As expected from someone who enjoys studying food all day, Houston enjoys cooking food at home. She honed her skills while testing Caribbean dishes for her book. "One of the fun parts of writing it was developing and testing the recipes to include in it! As I was doing the revisions on the book while living in Louisiana, I was struck by the similarities between food traditions in Southeastern Louisiana and those of the Caribbean," she says.
Houston also cooks Polish dishes. Her mother's side of the family is of Polish American heritage, "so we do lots of cooking with cabbage," she says.
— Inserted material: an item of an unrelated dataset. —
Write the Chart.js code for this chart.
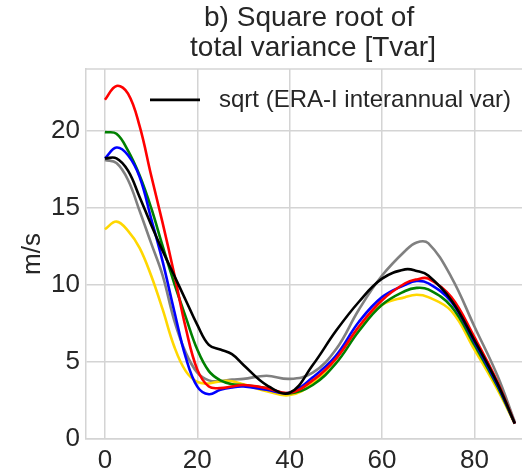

Before CSU, Chico, Houston was working as a visiting assistant professor at Southeastern Louisiana University. In less than a year, Houston has already started gathering ideas and plans for her future in Chico. She says she sees herself focusing more on the environmental aspects of food and literature as time goes on. "Here in Chico, there's an emphasis toward progress in environmentalism and sustainability," she says. "There are more people writing now about those issues."
Houston would like to start a general education English course based on her studies in food and literature. Everyone likes food, so reading about the topic would seem accessible and enjoyable to students, she says. "It would be a good way to get people into literature.”